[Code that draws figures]
○ ○ ○ ○
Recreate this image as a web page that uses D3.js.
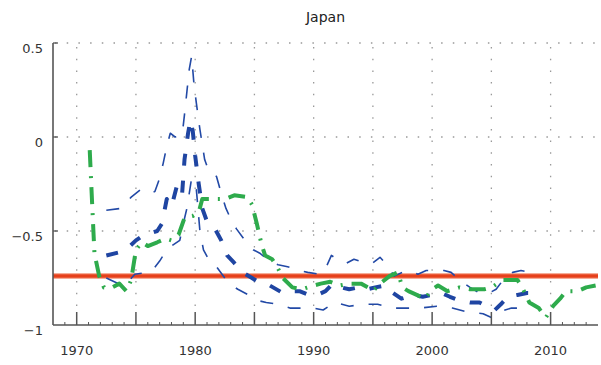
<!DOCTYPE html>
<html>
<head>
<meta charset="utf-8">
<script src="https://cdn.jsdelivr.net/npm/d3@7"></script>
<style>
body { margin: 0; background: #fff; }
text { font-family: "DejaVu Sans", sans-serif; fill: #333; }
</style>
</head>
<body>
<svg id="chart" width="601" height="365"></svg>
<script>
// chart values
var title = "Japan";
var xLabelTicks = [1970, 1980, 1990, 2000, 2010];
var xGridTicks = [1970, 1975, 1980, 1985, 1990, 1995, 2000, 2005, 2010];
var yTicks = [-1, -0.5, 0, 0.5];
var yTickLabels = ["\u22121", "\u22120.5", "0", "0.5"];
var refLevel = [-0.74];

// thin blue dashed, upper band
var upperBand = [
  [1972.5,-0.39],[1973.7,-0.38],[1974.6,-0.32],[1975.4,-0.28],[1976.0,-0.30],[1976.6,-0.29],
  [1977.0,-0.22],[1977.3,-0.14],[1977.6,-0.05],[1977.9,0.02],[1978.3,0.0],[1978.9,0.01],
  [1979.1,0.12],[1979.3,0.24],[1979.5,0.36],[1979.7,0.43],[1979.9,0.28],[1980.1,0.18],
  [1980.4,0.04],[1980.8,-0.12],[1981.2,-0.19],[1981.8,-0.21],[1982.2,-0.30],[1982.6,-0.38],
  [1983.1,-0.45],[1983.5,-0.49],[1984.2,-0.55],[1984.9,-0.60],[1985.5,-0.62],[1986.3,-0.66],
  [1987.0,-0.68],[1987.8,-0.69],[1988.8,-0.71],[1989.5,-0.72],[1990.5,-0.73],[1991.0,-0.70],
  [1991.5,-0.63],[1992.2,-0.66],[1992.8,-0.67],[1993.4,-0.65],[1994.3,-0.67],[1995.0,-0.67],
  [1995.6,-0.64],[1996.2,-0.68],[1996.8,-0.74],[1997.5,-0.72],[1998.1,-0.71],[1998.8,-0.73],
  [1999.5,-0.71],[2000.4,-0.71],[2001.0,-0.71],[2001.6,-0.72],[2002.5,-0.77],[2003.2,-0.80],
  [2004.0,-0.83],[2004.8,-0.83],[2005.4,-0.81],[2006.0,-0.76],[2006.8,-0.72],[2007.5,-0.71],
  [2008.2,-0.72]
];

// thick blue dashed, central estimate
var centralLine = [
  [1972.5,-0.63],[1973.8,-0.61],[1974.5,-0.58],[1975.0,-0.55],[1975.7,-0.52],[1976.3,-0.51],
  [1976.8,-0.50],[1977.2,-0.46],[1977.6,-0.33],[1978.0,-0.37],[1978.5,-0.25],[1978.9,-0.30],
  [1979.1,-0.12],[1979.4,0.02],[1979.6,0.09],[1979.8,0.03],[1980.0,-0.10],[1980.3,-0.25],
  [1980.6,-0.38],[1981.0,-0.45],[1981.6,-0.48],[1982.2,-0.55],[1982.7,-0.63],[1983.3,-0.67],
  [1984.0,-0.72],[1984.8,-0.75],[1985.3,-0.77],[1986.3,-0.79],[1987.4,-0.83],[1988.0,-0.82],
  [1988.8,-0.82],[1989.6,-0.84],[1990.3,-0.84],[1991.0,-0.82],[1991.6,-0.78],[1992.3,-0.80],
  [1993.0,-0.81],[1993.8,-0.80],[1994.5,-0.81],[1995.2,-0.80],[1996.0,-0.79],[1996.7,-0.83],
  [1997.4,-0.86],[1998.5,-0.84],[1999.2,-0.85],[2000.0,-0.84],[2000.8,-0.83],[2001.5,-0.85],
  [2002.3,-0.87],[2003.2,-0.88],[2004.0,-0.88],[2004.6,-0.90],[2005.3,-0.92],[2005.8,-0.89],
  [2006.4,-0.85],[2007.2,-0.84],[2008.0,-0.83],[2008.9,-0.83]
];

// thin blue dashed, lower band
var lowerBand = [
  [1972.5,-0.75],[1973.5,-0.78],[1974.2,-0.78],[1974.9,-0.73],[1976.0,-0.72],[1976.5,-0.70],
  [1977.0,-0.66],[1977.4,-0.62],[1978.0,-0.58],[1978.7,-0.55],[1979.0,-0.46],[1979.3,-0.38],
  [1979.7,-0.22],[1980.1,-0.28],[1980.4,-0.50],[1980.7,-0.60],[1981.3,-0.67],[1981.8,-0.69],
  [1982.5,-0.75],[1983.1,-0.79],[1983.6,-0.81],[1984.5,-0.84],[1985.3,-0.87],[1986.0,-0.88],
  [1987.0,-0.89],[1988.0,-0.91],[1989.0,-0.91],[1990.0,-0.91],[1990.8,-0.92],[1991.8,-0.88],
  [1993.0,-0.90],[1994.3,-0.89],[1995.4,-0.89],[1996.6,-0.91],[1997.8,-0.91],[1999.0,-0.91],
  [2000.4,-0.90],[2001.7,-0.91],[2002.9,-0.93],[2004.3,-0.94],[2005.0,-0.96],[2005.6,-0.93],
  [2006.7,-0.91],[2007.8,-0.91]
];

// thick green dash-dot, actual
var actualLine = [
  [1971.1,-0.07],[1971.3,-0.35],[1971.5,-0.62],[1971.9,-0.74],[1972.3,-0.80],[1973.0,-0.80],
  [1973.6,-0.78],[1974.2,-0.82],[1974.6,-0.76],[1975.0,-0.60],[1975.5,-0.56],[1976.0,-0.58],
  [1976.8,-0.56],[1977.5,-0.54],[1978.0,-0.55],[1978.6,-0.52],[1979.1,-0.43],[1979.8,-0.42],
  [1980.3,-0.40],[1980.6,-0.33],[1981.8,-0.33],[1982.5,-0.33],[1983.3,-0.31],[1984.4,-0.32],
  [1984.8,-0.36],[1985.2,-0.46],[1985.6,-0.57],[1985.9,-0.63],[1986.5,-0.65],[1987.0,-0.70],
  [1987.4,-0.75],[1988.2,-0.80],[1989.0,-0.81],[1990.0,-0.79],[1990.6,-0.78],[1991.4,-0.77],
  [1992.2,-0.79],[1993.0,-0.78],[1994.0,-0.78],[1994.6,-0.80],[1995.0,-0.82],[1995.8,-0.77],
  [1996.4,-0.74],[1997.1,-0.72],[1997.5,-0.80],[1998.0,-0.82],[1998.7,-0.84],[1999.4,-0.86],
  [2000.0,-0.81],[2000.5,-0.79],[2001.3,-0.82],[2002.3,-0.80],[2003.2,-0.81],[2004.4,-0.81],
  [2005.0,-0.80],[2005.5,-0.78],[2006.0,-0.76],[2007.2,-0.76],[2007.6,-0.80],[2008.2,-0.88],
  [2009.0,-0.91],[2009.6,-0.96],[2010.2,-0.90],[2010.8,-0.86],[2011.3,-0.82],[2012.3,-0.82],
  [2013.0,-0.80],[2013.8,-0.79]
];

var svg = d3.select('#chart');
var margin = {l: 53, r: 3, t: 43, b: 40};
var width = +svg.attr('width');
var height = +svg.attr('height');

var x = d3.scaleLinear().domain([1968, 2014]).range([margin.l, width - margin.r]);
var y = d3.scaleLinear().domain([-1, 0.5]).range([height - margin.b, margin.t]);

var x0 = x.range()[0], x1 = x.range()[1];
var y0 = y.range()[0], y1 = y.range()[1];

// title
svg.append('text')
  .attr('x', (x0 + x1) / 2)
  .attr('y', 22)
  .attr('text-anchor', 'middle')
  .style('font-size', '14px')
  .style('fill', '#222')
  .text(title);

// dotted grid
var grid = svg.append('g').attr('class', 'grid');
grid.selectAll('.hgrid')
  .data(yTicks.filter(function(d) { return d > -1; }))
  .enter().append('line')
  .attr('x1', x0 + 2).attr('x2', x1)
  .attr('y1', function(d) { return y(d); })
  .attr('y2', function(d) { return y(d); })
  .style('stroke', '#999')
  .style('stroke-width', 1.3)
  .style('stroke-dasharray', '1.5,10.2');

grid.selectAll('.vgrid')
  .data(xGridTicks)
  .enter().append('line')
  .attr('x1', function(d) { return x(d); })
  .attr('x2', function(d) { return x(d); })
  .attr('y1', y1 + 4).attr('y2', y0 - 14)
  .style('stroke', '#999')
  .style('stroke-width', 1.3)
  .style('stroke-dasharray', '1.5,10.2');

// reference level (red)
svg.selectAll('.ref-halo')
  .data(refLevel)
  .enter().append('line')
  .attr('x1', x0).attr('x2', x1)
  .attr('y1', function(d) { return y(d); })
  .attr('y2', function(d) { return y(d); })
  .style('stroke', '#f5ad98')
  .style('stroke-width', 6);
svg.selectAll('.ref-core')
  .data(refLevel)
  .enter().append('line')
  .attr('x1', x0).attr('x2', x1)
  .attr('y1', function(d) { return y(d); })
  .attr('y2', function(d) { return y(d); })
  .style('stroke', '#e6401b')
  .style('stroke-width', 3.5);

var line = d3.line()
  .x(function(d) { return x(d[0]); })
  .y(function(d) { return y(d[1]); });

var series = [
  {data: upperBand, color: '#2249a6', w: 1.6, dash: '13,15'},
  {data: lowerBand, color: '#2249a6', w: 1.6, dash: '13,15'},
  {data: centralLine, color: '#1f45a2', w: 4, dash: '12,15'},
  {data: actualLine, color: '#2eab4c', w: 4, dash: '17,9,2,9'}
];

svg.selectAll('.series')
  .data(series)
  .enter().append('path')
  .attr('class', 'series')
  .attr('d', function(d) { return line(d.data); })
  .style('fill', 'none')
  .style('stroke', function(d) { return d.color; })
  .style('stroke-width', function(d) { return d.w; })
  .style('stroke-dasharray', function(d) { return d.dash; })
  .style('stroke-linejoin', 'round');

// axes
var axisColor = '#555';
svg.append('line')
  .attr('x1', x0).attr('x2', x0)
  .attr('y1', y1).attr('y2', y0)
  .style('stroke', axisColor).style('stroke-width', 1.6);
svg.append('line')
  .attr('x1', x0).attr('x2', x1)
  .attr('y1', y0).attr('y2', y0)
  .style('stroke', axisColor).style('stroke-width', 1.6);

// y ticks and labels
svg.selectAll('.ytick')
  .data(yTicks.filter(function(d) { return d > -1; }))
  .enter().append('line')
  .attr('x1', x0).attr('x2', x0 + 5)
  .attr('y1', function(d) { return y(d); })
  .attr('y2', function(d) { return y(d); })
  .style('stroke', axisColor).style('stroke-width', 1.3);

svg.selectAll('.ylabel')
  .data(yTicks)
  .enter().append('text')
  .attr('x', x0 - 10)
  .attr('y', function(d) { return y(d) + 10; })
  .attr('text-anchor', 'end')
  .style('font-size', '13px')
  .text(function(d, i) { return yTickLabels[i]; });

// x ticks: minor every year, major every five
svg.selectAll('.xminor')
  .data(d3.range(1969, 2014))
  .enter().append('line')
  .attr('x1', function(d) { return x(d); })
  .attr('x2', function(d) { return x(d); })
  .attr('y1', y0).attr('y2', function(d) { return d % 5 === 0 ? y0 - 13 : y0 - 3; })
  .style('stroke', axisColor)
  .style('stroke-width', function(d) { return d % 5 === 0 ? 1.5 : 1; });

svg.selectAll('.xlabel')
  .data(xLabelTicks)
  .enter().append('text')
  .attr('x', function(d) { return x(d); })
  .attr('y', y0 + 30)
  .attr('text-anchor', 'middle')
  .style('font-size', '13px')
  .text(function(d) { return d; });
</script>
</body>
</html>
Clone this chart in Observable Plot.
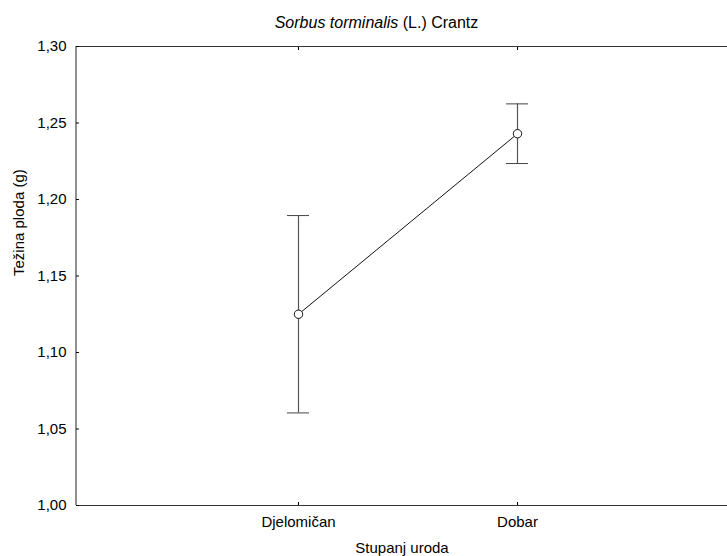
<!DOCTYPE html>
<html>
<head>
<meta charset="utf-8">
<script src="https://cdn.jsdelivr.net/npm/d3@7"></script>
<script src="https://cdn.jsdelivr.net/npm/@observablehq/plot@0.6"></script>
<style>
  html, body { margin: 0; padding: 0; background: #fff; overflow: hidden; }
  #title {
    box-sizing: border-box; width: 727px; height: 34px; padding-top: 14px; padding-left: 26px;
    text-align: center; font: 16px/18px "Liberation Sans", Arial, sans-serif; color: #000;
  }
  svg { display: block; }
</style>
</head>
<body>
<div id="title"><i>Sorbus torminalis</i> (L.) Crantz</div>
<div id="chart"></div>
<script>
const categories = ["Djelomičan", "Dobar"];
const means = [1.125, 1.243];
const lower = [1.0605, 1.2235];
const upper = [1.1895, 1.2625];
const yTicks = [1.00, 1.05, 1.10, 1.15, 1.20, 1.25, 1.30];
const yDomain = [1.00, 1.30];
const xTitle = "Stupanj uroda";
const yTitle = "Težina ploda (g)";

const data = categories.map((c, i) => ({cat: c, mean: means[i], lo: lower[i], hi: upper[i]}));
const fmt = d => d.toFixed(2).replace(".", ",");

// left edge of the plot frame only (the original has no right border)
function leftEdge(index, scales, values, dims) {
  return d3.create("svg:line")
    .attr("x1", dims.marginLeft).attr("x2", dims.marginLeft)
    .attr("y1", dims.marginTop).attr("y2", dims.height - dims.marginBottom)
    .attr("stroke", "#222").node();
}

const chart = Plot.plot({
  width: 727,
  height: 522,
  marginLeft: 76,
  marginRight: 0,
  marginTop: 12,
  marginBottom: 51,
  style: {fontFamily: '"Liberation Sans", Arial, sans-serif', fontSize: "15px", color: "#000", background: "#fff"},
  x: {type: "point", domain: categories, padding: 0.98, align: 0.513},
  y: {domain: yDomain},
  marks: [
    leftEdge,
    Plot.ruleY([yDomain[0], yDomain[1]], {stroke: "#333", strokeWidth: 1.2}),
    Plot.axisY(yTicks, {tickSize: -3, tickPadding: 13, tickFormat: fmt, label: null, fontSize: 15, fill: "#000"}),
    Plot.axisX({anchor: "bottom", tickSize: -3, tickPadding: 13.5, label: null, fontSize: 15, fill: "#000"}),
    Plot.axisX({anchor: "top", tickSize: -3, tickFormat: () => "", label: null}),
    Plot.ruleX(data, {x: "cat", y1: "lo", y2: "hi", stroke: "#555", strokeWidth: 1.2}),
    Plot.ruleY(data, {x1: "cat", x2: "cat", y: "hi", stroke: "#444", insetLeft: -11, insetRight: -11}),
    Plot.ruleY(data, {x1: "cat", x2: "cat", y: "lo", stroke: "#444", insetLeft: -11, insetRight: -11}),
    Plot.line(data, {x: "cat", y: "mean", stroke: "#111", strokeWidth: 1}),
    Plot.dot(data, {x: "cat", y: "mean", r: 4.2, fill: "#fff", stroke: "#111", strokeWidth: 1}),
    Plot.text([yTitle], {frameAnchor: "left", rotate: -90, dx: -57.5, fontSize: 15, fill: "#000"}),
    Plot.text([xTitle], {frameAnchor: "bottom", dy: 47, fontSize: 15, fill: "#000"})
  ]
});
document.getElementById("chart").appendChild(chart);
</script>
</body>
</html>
○ ○ ○ ○
▸ **Your instructions**
All lines from the start of the entries above through the line containing "var refLevel = [-0.74];" are to be given again exactly; the pictures are not.

▸ **Response below**
Recreate this image as a web page that uses D3.js.
<!DOCTYPE html>
<html>
<head>
<meta charset="utf-8">
<script src="https://cdn.jsdelivr.net/npm/d3@7"></script>
<style>
body { margin: 0; background: #fff; }
text { font-family: "DejaVu Sans", sans-serif; fill: #333; }
</style>
</head>
<body>
<svg id="chart" width="601" height="365"></svg>
<script>
// chart values
var title = "Japan";
var xLabelTicks = [1970, 1980, 1990, 2000, 2010];
var xGridTicks = [1970, 1975, 1980, 1985, 1990, 1995, 2000, 2005, 2010];
var yTicks = [-1, -0.5, 0, 0.5];
var yTickLabels = ["\u22121", "\u22120.5", "0", "0.5"];
var refLevel = [-0.74];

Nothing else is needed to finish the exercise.